Subsequently, many GOP voters do not believe that Ossoff and Warnock can win Tuesday’s race fair and square.

“There is no way I can believe that Biden was as far ahead as Trump was,” said Linda Stabler, a retired resident of Carroll County who went to cast her vote early last Wednesday. “If they’re going to cheat, they should make it look realistic. Because there’s no way.”

Still, Worley believes that Georgia will move forward no matter what happens in the runoff that might inflame the conspiracies sphere.

“So the same kind of stuff happens again—what does it mean?” he asked. “Unless they’re willing to engage in armed insurrection, who cares? President Trump lost, he’s not gonna be president... if Jon Ossoff and Raphael Warnock win, they're gonna be the senators. That’s just what it is.”

As for Republicans, party leaders and Trump-aligned operatives have feared that the president and his lieutenants’ constant stream of messaging against the integrity of Georgia’s election system and the GOP officials overseeing it risked dampening the enthusiasm or turnout of their much-needed voters in the critical Senate races. This week, the party is set to find out if their own leader, consumed by his own anti-democratic grievances and determination for revenge, can be blamed for blowing those very races.

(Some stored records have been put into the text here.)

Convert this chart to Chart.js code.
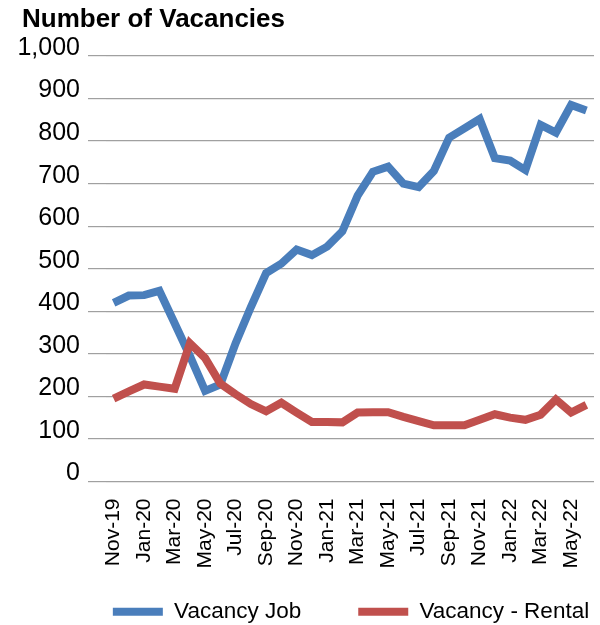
<!DOCTYPE html>
<html>
<head>
<meta charset="utf-8">
<script src="https://cdn.jsdelivr.net/npm/chart.js@4.4.0/dist/chart.umd.min.js"></script>
<style>
    body { margin: 0; background: #fff; }
    #wrap { position: relative; width: 600px; height: 625px; }
    #title {
        position: absolute; left: 22px; top: 3px;
        font: bold 26px 'Liberation Sans', Arial, sans-serif; color: #000;
    }
</style>
</head>
<body>
<div id="wrap">
    <div id="title">Number of Vacancies</div>
    <canvas id="vacChart"></canvas>
</div>
<script>
// Monthly series, Nov-19 .. Jun-22
const months = ['Nov-19','Dec-19','Jan-20','Feb-20','Mar-20','Apr-20','May-20','Jun-20','Jul-20','Aug-20',
    'Sep-20','Oct-20','Nov-20','Dec-20','Jan-21','Feb-21','Mar-21','Apr-21','May-21','Jun-21',
    'Jul-21','Aug-21','Sep-21','Oct-21','Nov-21','Dec-21','Jan-22','Feb-22','Mar-22','Apr-22',
    'May-22','Jun-22'];

const vacancyJob = [420, 437, 438, 448, 372, 295, 213, 228, 325, 410,
    490, 512, 545, 532, 552, 588, 672, 728, 740, 700,
    692, 730, 808, 830, 852, 760, 754, 732, 838, 820,
    885, 872];

const vacancyRental = [195, 212, 228, 223, 218, 325, 290, 230, 205, 182,
    165, 185, 162, 140, 140, 139, 162, 163, 163, 152,
    142, 132, 132, 132, 145, 158, 150, 145, 157, 193,
    162, 180];

const yTicks = [0, 100, 200, 300, 400, 500, 600, 700, 800, 900, 1000];

const FONT = "'Liberation Sans', Arial, sans-serif";

// legend sits right of centre in the original, nudge it over after layout
const legendShift = {
    id: 'legendShift',
    afterLayout(chart) {
        const lg = chart.legend;
        if (lg) { lg.left += 54; lg.right += 54; }
    }
};

const ctx = document.getElementById('vacChart');
new Chart(ctx, {
    type: 'line',
    data: {
        labels: months,
        datasets: [
            {
                label: 'Vacancy Job',
                data: vacancyJob,
                borderColor: '#4a7ebb',
                backgroundColor: '#4a7ebb',
                borderWidth: 8,
                pointRadius: 0,
                tension: 0,
                order: 1
            },
            {
                label: 'Vacancy - Rental',
                data: vacancyRental,
                borderColor: '#c0504d',
                backgroundColor: '#c0504d',
                borderWidth: 8,
                pointRadius: 0,
                tension: 0,
                order: 0
            }
        ]
    },
    plugins: [legendShift],
    options: {
        responsive: true,
        maintainAspectRatio: false,
        animation: false,
        layout: { padding: { top: 56, right: 6, left: 0, bottom: -8 } },
        plugins: {
            title: { display: false },
            tooltip: { enabled: false },
            legend: {
                position: 'bottom',
                align: 'center',
                labels: {
                    font: { family: FONT, size: 22.5 },
                    color: '#000',
                    boxWidth: 50,
                    boxHeight: 8,
                    padding: 57,
                    generateLabels: (chart) => chart.data.datasets.map((ds, i) => ({
                        text: ds.label,
                        fillStyle: ds.borderColor,
                        strokeStyle: ds.borderColor,
                        lineWidth: 0,
                        hidden: false,
                        datasetIndex: i,
                        fontColor: '#000'
                    }))
                }
            }
        },
        scales: {
            x: {
                offset: true,
                grid: { display: false, drawTicks: false },
                border: { display: false },
                afterFit: (scale) => {
                    scale.paddingLeft = 0;
                    scale.paddingRight = 0;
                    scale.height = 62;
                    // rotated labels run past the shortened box, so don't clip them
                    scale._computeLabelArea = () => null;
                },
                ticks: {
                    autoSkip: false,
                    maxRotation: 90,
                    minRotation: 90,
                    padding: 17,
                    color: '#000',
                    font: { family: FONT, size: 21 },
                    callback: function(val, i) { return i % 2 === 0 ? this.getLabelForValue(val) : ''; }
                }
            },
            y: {
                min: 0,
                max: 1000,
                afterBuildTicks: (scale) => { scale.ticks = yTicks.map(v => ({ value: v })); },
                afterFit: (scale) => { scale.width = 106; },
                border: { display: false },
                grid: { color: '#a0a0a0', lineWidth: 1.2, drawTicks: true, tickLength: 18, tickColor: '#a0a0a0' },
                ticks: {
                    padding: 8,
                    labelOffset: -8,
                    color: '#000',
                    font: { family: FONT, size: 25 },
                    callback: (v) => v.toLocaleString('en-US')
                }
            }
        }
    }
});
</script>
</body>
</html>
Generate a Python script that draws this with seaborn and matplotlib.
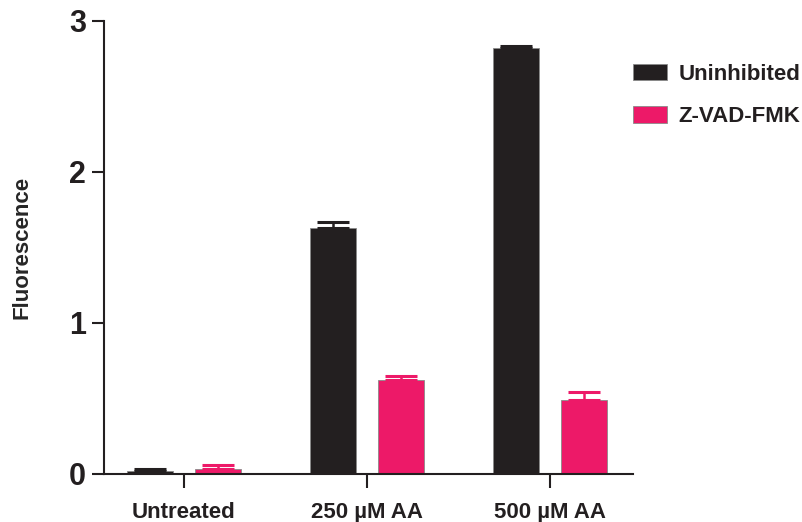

“I don’t like the situation we’ve been in for the past couple of months, [and] I think there are ways to solve this stuff without whipping the crowd into a frenzy,” said former Rep. Jack Kingston (R-GA), who for years has served as one of Trump’s most loyal media surrogates. “But unfortunately, this seems to be the way things have gone. It is regrettable that what started out as a family argument [between the president and top Georgia Republicans] was not resolved at the kitchen table and instead spilled out in the streets and has continued all along. And we cannot fool ourselves, as Republicans, into thinking that does not hurt.”